═════ PROVIDED MATERIAL

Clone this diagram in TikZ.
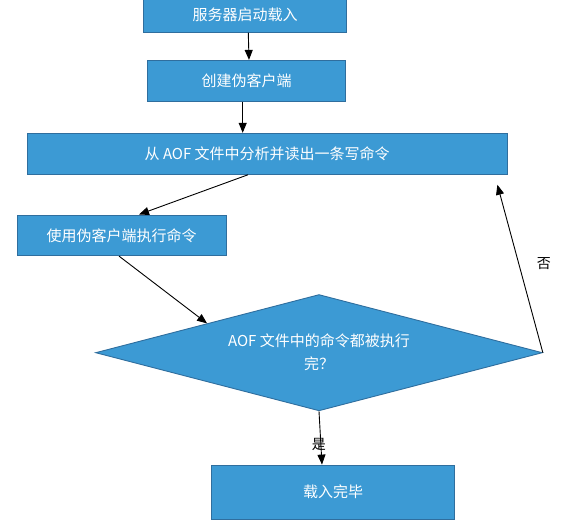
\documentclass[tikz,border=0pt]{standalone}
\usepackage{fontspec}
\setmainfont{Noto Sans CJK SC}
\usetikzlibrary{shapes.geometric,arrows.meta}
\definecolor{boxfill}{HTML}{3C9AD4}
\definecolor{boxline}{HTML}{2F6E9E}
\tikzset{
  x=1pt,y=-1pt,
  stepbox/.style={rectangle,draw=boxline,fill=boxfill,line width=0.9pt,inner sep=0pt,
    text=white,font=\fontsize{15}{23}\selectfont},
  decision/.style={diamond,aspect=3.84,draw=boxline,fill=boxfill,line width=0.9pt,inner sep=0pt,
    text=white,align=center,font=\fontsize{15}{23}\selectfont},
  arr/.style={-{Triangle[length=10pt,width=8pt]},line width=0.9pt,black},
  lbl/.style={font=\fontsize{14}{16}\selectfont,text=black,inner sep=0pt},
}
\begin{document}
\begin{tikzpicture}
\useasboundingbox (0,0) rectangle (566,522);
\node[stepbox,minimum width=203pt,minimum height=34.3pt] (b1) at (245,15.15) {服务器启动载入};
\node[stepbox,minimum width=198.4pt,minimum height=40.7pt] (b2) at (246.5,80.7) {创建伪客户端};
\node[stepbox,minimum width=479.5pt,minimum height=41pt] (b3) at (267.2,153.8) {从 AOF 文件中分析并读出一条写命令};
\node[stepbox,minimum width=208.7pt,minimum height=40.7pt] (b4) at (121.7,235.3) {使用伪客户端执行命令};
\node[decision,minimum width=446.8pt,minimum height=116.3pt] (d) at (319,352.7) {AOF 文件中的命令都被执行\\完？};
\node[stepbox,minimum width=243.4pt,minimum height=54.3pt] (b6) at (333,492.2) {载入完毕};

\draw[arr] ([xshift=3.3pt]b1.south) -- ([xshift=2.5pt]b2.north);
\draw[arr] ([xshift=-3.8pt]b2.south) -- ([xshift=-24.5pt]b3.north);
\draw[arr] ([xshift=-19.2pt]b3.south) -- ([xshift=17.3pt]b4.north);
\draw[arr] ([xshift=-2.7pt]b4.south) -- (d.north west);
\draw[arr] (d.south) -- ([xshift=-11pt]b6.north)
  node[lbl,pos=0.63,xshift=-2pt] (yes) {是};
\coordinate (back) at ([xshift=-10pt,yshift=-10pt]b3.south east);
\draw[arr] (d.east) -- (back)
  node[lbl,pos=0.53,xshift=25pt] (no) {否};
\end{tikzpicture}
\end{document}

══════════

■ TASK INSTRUCTIONS: Copy out each line word for word, please, skipping the images.

■ EXERCISE RESPONSE:
Clone this diagram in TikZ.
\documentclass[tikz,border=0pt]{standalone}
\usepackage{fontspec}
\setmainfont{Noto Sans CJK SC}
\usetikzlibrary{shapes.geometric,arrows.meta}
\definecolor{boxfill}{HTML}{3C9AD4}
\definecolor{boxline}{HTML}{2F6E9E}
\tikzset{
  x=1pt,y=-1pt,
  stepbox/.style={rectangle,draw=boxline,fill=boxfill,line width=0.9pt,inner sep=0pt,
    text=white,font=\fontsize{15}{23}\selectfont},
  decision/.style={diamond,aspect=3.84,draw=boxline,fill=boxfill,line width=0.9pt,inner sep=0pt,
    text=white,align=center,font=\fontsize{15}{23}\selectfont},
  arr/.style={-{Triangle[length=10pt,width=8pt]},line width=0.9pt,black},
  lbl/.style={font=\fontsize{14}{16}\selectfont,text=black,inner sep=0pt},
}
\begin{document}
\begin{tikzpicture}
\useasboundingbox (0,0) rectangle (566,522);
\node[stepbox,minimum width=203pt,minimum height=34.3pt] (b1) at (245,15.15) {服务器启动载入};
\node[stepbox,minimum width=198.4pt,minimum height=40.7pt] (b2) at (246.5,80.7) {创建伪客户端};
\node[stepbox,minimum width=479.5pt,minimum height=41pt] (b3) at (267.2,153.8) {从 AOF 文件中分析并读出一条写命令};
\node[stepbox,minimum width=208.7pt,minimum height=40.7pt] (b4) at (121.7,235.3) {使用伪客户端执行命令};
\node[decision,minimum width=446.8pt,minimum height=116.3pt] (d) at (319,352.7) {AOF 文件中的命令都被执行\\完？};
\node[stepbox,minimum width=243.4pt,minimum height=54.3pt] (b6) at (333,492.2) {载入完毕};

\draw[arr] ([xshift=3.3pt]b1.south) -- ([xshift=2.5pt]b2.north);
\draw[arr] ([xshift=-3.8pt]b2.south) -- ([xshift=-24.5pt]b3.north);
\draw[arr] ([xshift=-19.2pt]b3.south) -- ([xshift=17.3pt]b4.north);
\draw[arr] ([xshift=-2.7pt]b4.south) -- (d.north west);
\draw[arr] (d.south) -- ([xshift=-11pt]b6.north)
  node[lbl,pos=0.63,xshift=-2pt] (yes) {是};
\coordinate (back) at ([xshift=-10pt,yshift=-10pt]b3.south east);
\draw[arr] (d.east) -- (back)
  node[lbl,pos=0.53,xshift=25pt] (no) {否};
\end{tikzpicture}
\end{document}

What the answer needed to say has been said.